What should an introvert say when asked about salary expectations?

State a specific number rather than a range. Do your market research first using multiple sources, then lead with a figure at the top third of the market range for your role and location. A clear statement like “Based on my research and experience, I’m targeting $X” is more effective than hedging with a range, which typically anchors the conversation at the lower end.

Can introverts negotiate salary over email?

Yes, and for many introverts this is the most effective format. Email negotiation is professional, increasingly common in remote and hybrid work environments, and allows you to communicate at your best without real-time pressure. You can craft your case carefully, reference specific data, and respond thoughtfully rather than reactively. If you have the option to negotiate in writing, it’s worth using.
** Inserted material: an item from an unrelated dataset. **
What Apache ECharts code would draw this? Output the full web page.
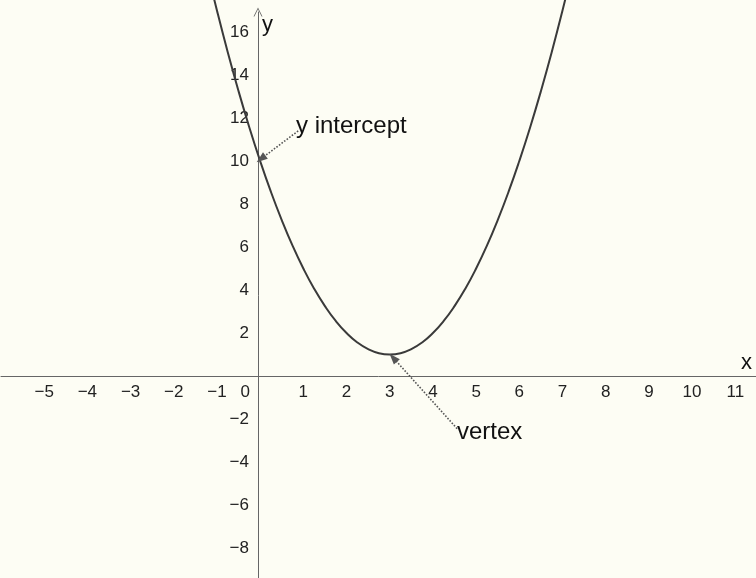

How do introverts handle the silence after making a salary ask?

Practice it deliberately before the conversation. After stating your number, stop talking and let the silence exist. The person who fills that silence first typically concedes ground. Introverts can actually have an advantage here because they’re more comfortable with quiet than most people assume. Rehearse your ask out loud, including the pause that follows, so the silence feels familiar rather than alarming when it arrives in the real conversation.

What if the employer says the salary is non-negotiable?

Shift the conversation to total compensation. Additional paid time off, remote work flexibility, a six-month performance review instead of twelve months, a signing bonus, or a professional development budget are all legitimate asks that don’t touch the base salary line. Many employers who genuinely cannot move on base salary have flexibility in other areas. Knowing your priorities in advance lets you redirect the conversation productively rather than accepting a flat no.